CHARLESTON, W.Va. – A new poll by Orion Strategies surveys the opinions of historic likely voters in West Virginia on a number of current topics including economic issues, teacher pay, the opioid epidemic, and medical marijuana.
“When asked about the direction that West Virginia is headed, 47% believe the state is going in the right direction while 29% believe it is not,” said Graham Godwin, senior researcher for Orion Strategies.
Last week’s State of the State Address was only viewed by 21% of respondents. Of those who watched the speech, 55% rated it positively.
When asked which reason has the greatest impact on why West Virginia lags behind the rest of the nation economically, a plurality of 31% believe it is due to the opioid drug epidemic facing the state. This was followed by 16% who blame the state’s reliance on fossil fuels, a tie of 10% each regarding the state’s lack of highways and a college-educated workforce, and then the state’s aging population at 9%. Only 4% suggested that the state’s lack of broadband internet connectivity was a factor leading to the state’s lagging economy.

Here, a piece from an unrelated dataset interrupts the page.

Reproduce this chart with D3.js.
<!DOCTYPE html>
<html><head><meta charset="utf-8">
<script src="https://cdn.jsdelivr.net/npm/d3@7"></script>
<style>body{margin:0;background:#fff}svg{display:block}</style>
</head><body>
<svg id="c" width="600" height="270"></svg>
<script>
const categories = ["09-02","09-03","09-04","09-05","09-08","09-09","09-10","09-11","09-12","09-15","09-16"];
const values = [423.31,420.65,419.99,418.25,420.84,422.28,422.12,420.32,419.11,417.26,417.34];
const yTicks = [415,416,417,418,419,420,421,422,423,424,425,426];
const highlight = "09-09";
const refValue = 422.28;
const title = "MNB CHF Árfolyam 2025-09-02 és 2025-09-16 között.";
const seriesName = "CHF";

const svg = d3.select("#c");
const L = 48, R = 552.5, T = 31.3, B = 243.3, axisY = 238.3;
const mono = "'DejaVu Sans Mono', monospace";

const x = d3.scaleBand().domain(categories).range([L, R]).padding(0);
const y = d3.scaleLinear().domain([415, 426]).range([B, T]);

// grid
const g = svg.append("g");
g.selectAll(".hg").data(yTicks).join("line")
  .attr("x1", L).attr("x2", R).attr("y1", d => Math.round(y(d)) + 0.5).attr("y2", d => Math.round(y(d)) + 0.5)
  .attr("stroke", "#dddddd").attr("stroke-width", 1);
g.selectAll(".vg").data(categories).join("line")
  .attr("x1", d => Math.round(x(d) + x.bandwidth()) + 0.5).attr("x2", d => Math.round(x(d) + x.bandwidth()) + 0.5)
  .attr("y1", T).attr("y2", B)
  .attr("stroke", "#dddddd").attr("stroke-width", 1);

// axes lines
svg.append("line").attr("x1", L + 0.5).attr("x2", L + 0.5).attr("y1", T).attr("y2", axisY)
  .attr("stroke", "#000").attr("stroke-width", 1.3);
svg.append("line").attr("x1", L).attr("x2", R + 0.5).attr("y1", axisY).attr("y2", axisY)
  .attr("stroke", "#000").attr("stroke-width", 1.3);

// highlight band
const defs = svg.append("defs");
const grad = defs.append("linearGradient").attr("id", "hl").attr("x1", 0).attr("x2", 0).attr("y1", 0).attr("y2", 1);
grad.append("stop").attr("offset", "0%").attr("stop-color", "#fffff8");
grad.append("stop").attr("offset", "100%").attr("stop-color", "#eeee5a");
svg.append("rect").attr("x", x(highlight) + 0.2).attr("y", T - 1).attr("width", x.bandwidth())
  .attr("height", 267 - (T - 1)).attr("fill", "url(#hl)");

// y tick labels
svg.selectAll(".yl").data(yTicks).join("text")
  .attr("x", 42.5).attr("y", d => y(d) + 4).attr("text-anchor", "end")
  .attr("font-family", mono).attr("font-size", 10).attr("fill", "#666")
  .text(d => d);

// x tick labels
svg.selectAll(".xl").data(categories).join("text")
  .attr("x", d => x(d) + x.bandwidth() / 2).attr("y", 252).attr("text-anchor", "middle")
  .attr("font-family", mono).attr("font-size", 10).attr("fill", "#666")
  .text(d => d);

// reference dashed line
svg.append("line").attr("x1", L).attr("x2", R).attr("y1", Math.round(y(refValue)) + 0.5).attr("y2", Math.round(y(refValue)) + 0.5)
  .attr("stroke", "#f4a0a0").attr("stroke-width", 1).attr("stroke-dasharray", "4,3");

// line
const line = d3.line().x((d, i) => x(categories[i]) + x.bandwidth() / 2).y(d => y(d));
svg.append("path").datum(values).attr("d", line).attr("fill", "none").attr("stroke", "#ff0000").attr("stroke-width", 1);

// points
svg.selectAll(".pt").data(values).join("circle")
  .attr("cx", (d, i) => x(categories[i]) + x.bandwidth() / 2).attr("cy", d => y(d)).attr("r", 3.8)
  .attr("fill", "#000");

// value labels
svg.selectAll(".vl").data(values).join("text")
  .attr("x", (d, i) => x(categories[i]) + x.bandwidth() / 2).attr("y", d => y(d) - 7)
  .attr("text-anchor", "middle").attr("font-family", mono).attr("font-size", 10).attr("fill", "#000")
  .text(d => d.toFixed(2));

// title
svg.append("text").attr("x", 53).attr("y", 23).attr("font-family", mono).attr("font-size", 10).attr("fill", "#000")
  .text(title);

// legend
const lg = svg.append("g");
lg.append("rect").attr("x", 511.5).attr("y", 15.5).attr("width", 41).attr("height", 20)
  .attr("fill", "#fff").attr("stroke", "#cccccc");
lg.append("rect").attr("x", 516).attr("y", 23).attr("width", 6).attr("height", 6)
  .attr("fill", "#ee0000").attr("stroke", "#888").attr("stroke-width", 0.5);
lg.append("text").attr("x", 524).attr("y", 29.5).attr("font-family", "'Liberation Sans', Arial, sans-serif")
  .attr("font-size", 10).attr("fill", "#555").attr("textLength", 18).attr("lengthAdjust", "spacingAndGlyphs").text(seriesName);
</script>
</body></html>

One in seven respondents believe that the opioid epidemic has improved over the last year, while 31% believe it has worsened, and 44% find it to be the same. Approximately two-thirds of those surveyed know someone suffering or who has suffered from addiction to oxycodone, heroin or other opioids – a number consistent with a similar survey conducted by Orion Strategies in early 2018.
“A supermajority of 68% of historic likely voters support the legalization of marijuana for medicinal use when prescribed by a doctor,” Godwin said. “Only one in four respondents are opposed.”

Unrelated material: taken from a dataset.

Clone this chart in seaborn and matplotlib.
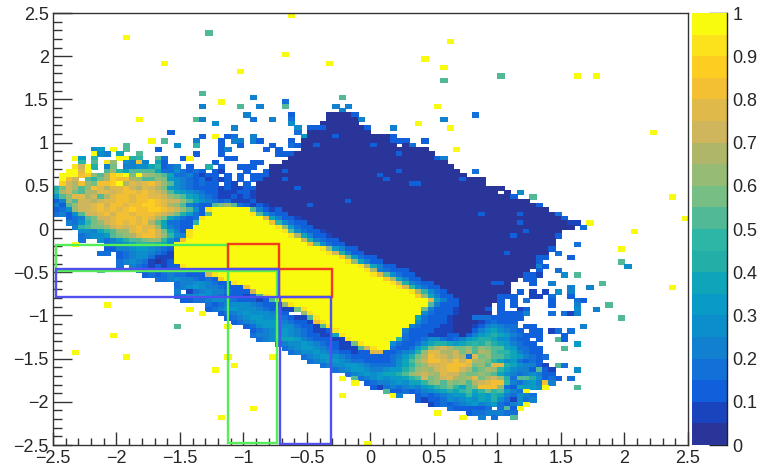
import re
import numpy as np
import matplotlib
matplotlib.use('Agg')
import matplotlib.pyplot as plt
from matplotlib.colors import ListedColormap
from matplotlib.patches import Rectangle
import seaborn as sns

# bins of the 2D histogram, top row first: "start_column:cells", cell letter a..t = colour level 0..19
rows = [
    "37:t", "", "", "", "24:k", "11:t", "62:t", "", "", "36:t",
    "58:t", "17:t 43:t", "61:t", "29:t", "70:k 82:t 85:t", "61:k", "", "", "23:k", "31:e 45:k",
    "26:t 36:d",
    "23:e 29:k 32:e 36:k 44:e 46:e 60:t",
    "45:e",
    "30:e 37:c 43:4a 47:c 66:d",
    "13:t 22:k 23:e 31:d 34:e 37:d 43:5a 48:e 61:e",
    "25:f 37:f 42:6a 57:t",
    "28:e 38:f 40:3c 43:6a 49:c 53:e 62:t",
    "18:c 38:d 40:10a 94:t",
    "23:c 25:t 27:c 28:d 31:e 39:g 40:4a 44:c 45:8a 53:c",
    "15:t 17:k 22:e 26:c 28:e 29:e 31:e 32:c 37:c 39:14a 53:3c 58:c",
    "11:k 19:f 22:j 26:c 29:c 34:c 37:d 38:c 39:2a 41:c 42:8a 50:c 51:3a 55:a 56:d",
    "6:fg 9:t 11:k 16:c 26:c 27:e 33:c 35:c 39:20a 63:t",
    "6:tfe 10:h 13:k 22:c 26:c 35:3c 38:16a 54:c 55:5a",
    "3:tg 6:j 10:tt 12:ij 16:kd 20:c 21:t 27:cc 37:23a 60:ce",
    "4:j 6:k 8:sm 11:fe 13:qe 16:hc 25:c 31:cc 36:26a",
    "3:sot 6:i 8:el 11:eeffhjcde 21:c 24:i 26:c 29:3c 34:29a",
    "2:ttpt 8:kmjhkkkkhddfdcdc 25:cb 30:c 33:c 34:2a 36:c 37:17a 54:c 55:9a 66:d",
    "1:tttqrmknrstltnmlkhddecbc 25:c 27:c 29:c 31:3c 34:17a 51:c 52:13a",
    "1:tqo 5:kjlnrqqnmkkmlgfedcdbcb 27:c 29:c 31:2c 33:3a 36:c 37:15a 52:c 53:11a 64:c 65:3a",
    "1:ronqmlqqrtnpopqomkfedcdcc 27:cb 30:c 32:24a 56:2c 58:10a",
    "0:ilonkmqpnppqonponlgfedcccc 26:bcbb 30:2c 32:6a 38:c 39:32a",
    "0:jnolknnppopqqpqponkhgfedcc 26:bbbc 30:cb 32:38a 71:a 73:f",
    "0:gkmppnoknpqqpqqppomlkhgedc 26:bbcbcb 32:40a 72:c 75:k 97:t",
    "0:cemkoonoppqqpqqrqpoomkhfed 26:cdbbbc 32:14a 46:c 47:28a",
    "0:eckmoopqoqqpqqrrqpnmke 22:dcc 25:klmk 29:dcbcb 34:6a 40:c 41:35a 76:c",
    "0:cdfmoopqpqpqrqqrrqpomkf 23:c 24:s 25:6t 31:kecbc 36:42a",
    "0:decfkoopqoqqpqqqponlig 22:dc 24:k 25:6t 31:skfdcc 37:30a 67:c 68:5a 73:c 74:5a 79:d",
    "2:cdekloopqqqpqpnlhfd 21:cd 23:s 24:9t 33:phecc 38:b 39:41a 80:c 99:t",
    "2:edfjlmopqpqpqnkhd 19:dcc 22:j 23:11t 34:qjfdcc 40:33a 73:c 74:7a 81:bb 84:t",
    "3:ejkllmopopqppmhe 19:dcc 22:13t 35:smgdcc 41:41a 83:d",
    "4:ffehjkmmpqpqolhe 20:c 21:s 22:14t 36:skfdccb 43:31a 74:c 75:5a 91:t",
    "4:deffgklmnpqqomjfe 21:s 22:15t 37:snhecc 43:b 44:28a 72:c 73:6a 79:c",
    "4:d 7:fdegikklmmjfd 20:q 21:18t 39:oiedcc 45:34a",
    "3:t 8:deefhjjjihe 19:21t 40:qkfdcc 46:33a 82:d",
    "8:cce 11:efggfedc 19:23t 42:smgecc 48:30a 78:c 89:t",
    "7:dd 10:cdeffedcb 19:24t 43:soiecc 49:22a 71:c 72:6a 79:d",
    "10:cdeffdbbb 19:26t 45:rlgdcc 51:25a 76:2c 81:c",
    "10:defedbabc 19:27t 46:smhecc 52:24a 76:c 89:k",
    "10:d 12:edcbcbc 19:c 20:s 21:27t 48:snhecc 54:22a 76:e 77:c 90:f",
    "7:k 13:dcdcccccc 22:s 23:26t 49:snedc 54:c 55:c 56:19a 76:c 79:d",
    "14:cdcdeddccc 24:o 25:s 26:24t 50:spkfdcc 57:17a 74:2c 76:b 80:f 82:k",
    "16:ddefeedcdc 26:r 27:25t 52:rnhecc 58:15a 74:2c",
    "19:deeffedcc 28:s 29:24t 53:soiedcc 60:9a 69:2c 71:a 75:c 78:e 86:k",
    "19:defgfeedccc 30:q 31:23t 54:spjfdcc 61:11a 81:e 84:e 97:t",
    "19:e 21:bdefeedcc 30:c 31:o 32:24t 56:snjfdc 62:10a 73:c 75:b 77:b 79:f 81:e",
    "19:deffgfedcccbc 32:k 33:s 34:23t 57:rmhecc 63:7a 70:3c 75:2b 78:d 81:c",
    "20:ccddeffedcccbc 34:k 35:s 36:23t 59:phecc 64:6a 70:c 72:c 74:d 78:c 82:d 83:c",
    "8:t 24:dcdefffedccb 36:m 37:s 38:21t 59:keccc 64:5a 70:c 72:c 78:c 82:e 87:k",
    "21:t 24:cdefgfffedccbb 38:l 39:s 40:18t 58:leccc 63:b 64:4a 68:c 70:c 73:b 74:c 82:f 85:e",
    "23:t 26:cdefgfffedc 39:m 40:s 41:17t 58:fdccc 63:b 64:5a 70:3c 73:c 74:e 78:d 80:d 81:b 82:e",
    "27:cdefggffedcbb 40:k 41:s 42:15t 57:hdccc 62:b 63:3a 66:3d 69:5c 89:k",
    "28:cdefgggfedccb 41:q 42:s 43:14t 57:fdccc 62:b 63:4a 67:bcdccc",
    "19:k 27:t 30:cdfggfffdccb 42:k 43:s 44:12t 56:edcccbb 63:3a 66:bcefedd 74:2c 83:e",
    "31:cdeffgfedcb 42:bc 44:s 45:10t 55:ecccc 60:bbb 63:3a 66:ceghfedc 75:2c 78:b 79:d 81:d",
    "9:t 31:deefggfedccb 43:b 44:h 45:s 46:9t 55:dcccbbbcc 64:a 65:ceghihgedccc 80:c",
    "32:defghhgedc 42:ccbb 46:s 47:7t 54:jdccdffdcdeghiihffdcc 76:c 79:k 80:c",
    "35:deffgfedcc 45:bb 47:l 48:s 49:4t 53:fdccdfhiihghijikihgedcc 82:g",
    "36:defggfedc 45:bbb 48:k 49:o 50:s 51:2t 53:dccdgilnonllmkmlkkhgddcc 80:k",
    "3:t 37:deffgfedcc 47:bcc 50:pp 52:ccdefimppnnolnknmkjjhedcc",
    "11:t 27:t 34:t 39:defggfedccc 50:cccdegilnqponondplmkkihgedcd",
    "40:defggfeddcccc 53:dfhkmoqqpoqoqnmljhfgdcdc",
    "28:t 42:deffggfedddd 54:fhjlmoopqqqplmk 69:pp 71:ihfeecb 79:k 80:d",
    "25:t 44:defggfeefg 54:gikmnmopqqonklnmjhfeeckcb 82:f",
    "46:defgfghhikmnonmpoomllmlkhfedefecc",
    "45:t 47:k 48:defgfggh 56:jkolmopnmnplnomidkkifcdc 81:d",
    "47:t 49:cdeefgfhhjlmkmlmknopqqjedfge 77:q 78:e",
    "50:cbdedefeghjkljhklqqqmdchgg 76:f 77:t 82:k",
    "52:k 53:ccdcdefghihjkhjljkgedc 74:t",
    "45:t 53:te 57:cdcdefggjghgihedfed",
    "57:cbccdfefgfhgifdbfde",
    "59:bcdcdefgefgdcef 74:t",
    "31:t 62:dcccccd 70:dkc 73:t",
    "60:t 65:cddeeedd",
    "26:t 64:t 67:e 69:d 72:k",
    "", "", "", "", "",
    "49:t",
]

level_colors = ['#2a3599', '#1a44bd', '#0f60da', '#1270d8', '#1080cf', '#0b8ecb', '#0a9ac8',
                '#0ea5bb', '#24aea8', '#2db5a5', '#52b996', '#76be84', '#96bb74', '#afb66a',
                '#cfb55c', '#dfba4a', '#f3bf33', '#fdcd22', '#fce21a', '#f9fb0e']

x_ticks = [-2.5, -2, -1.5, -1, -0.5, 0, 0.5, 1, 1.5, 2, 2.5]
x_labels = ['\u22122.5', '\u22122', '\u22121.5', '\u22121', '\u22120.5', '0', '0.5', '1', '1.5', '2', '2.5']
y_labels = ['2.5', '2', '1.5', '1', '0.5', '0', '\u22120.5', '\u22121', '\u22121.5', '\u22122', '\u22122.5']
y_ticks = [2.5, 2, 1.5, 1, 0.5, 0, -0.5, -1, -1.5, -2, -2.5]
z_ticks = [0, 0.1, 0.2, 0.3, 0.4, 0.5, 0.6, 0.7, 0.8, 0.9, 1]
z_labels = ['0', '0.1', '0.2', '0.3', '0.4', '0.5', '0.6', '0.7', '0.8', '0.9', '1']

# boxes drawn over the histogram: x0, x1, y0, y1
green_boxes = [(-2.48, -1.12, -0.185, -0.486), (-1.12, -0.736, -0.486, -2.477)]
red_boxes = [(-1.12, -0.72, -0.174, -0.463), (-0.72, -0.303, -0.463, -0.787)]
blue_boxes = [(-2.48, -0.72, -0.463, -0.787), (-0.713, -0.311, -0.787, -2.49)]

# turn the row strings into the grid
grid = np.full((100, 100), np.nan)
for r, row in enumerate(rows):
    for part in row.split():
        start, cells = part.split(':')
        c = int(start)
        for count, letter in re.findall(r'(\d*)([a-t])', cells):
            for _ in range(int(count or 1)):
                grid[r, c] = (ord(letter) - ord('a') + 0.5) / 20
                c += 1


def to_col(x):
    return (x + 2.5) / 0.05


def to_row(y):
    return (2.5 - y) / 0.05


sns.set_style('white')
plt.rcParams['font.family'] = ['Liberation Sans', 'DejaVu Sans']

fig = plt.figure(figsize=(7.63, 4.66), dpi=100)
ax = fig.add_axes([53 / 763, 1 - 445 / 466, 635 / 763, 432 / 466])
cax = fig.add_axes([692 / 763, 1 - 445 / 466, 35 / 763, 432 / 466])

sns.heatmap(grid, ax=ax, cbar_ax=cax, cmap=ListedColormap(level_colors), vmin=0, vmax=1,
            xticklabels=False, yticklabels=False, rasterized=True)
# the reference cells are a little soft, so let them bleed into each other
ax.collections[0].set_edgecolor('face')
ax.collections[0].set_linewidth(0.6)

ax.set_xticks([to_col(v) for v in x_ticks])
ax.set_xticklabels(x_labels, fontsize=13)
ax.set_yticks([to_row(v) for v in y_ticks])
ax.set_yticklabels(y_labels, fontsize=13)
ax.set_xticks([to_col(v) for v in np.arange(-2.5, 2.51, 0.1)], minor=True)
ax.set_yticks([to_row(v) for v in np.arange(-2.5, 2.51, 0.1)], minor=True)
ax.tick_params(axis='x', which='major', direction='in', length=9.4, width=1, color='#333333', pad=3.5)
ax.tick_params(axis='x', which='minor', direction='in', length=4.7, width=1, color='#333333')
ax.tick_params(axis='y', which='major', direction='in', length=13.7, width=1, color='#333333', pad=3)
ax.tick_params(axis='y', which='minor', direction='in', length=6.8, width=1, color='#333333')
ax.tick_params(top=False, right=False, which='both', bottom=True, left=True)
for spine in ax.spines.values():
    spine.set_visible(True)
    spine.set_color('#333333')
    spine.set_linewidth(1)

for boxes, color in [(green_boxes, '#55ee55'), (red_boxes, '#f23c1e'), (blue_boxes, '#5050ee')]:
    for x0, x1, y0, y1 in boxes:
        ax.add_patch(Rectangle((to_col(x0), to_row(y0)), to_col(x1) - to_col(x0), to_row(y1) - to_row(y0),
                               fill=False, edgecolor=color, linewidth=1.7, zorder=5))

cax.yaxis.set_ticks_position('right')
cax.set_yticks(z_ticks)
cax.set_yticklabels(z_labels, fontsize=13)
cax.tick_params(axis='y', direction='in', length=13, width=1, color='#222222', pad=4, right=True)
for spine in cax.spines.values():
    spine.set_visible(False)
cax.spines['right'].set_visible(True)
cax.spines['right'].set_color('#222222')
cax.spines['right'].set_linewidth(1)

fig.savefig('out.png', dpi=100)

These numbers are almost reverse on the issue of legalization of marijuana for recreational use by adults 21 and older where only 26% of respondents would support such an effort and 66% are opposed.
Sixty percent of the survey’s respondents believe that West Virginia’s teachers are paid too low. Only 29% feel that teachers are paid about the right amount and 5% believe they are overpaid. When the same question was fielded regarding state employees, a 46% plurality believe that the Mountain State’s civil servants are paid too low and 31% feel they are paid about the right amount. Only 7% believe that state employees are overpaid.
West Virginians were asked whether they supported the hiring of Neal Brown as the new head football coach of West Virginia University. While 48% of respondents were unsure or do not follow the sport, a massive 90% super-majority of those surveyed who do have an opinion of the hiring, support the coach.
The live-interview telephone survey was conducted among historic, likely voters in West Virginia. A total of 310 respondents completed the entire survey – giving the survey a 5.57+/- margin of error with a 95 percent confidence rate. The sample was proportionate to each of the three congressional districts in the state. Both cell phones and landline telephones were called in all 55 counties. Partisan registration among respondents was 45 percent Democratic, 34 percent Republican and 20 percent Independent. The poll was conducted January 12, 2019.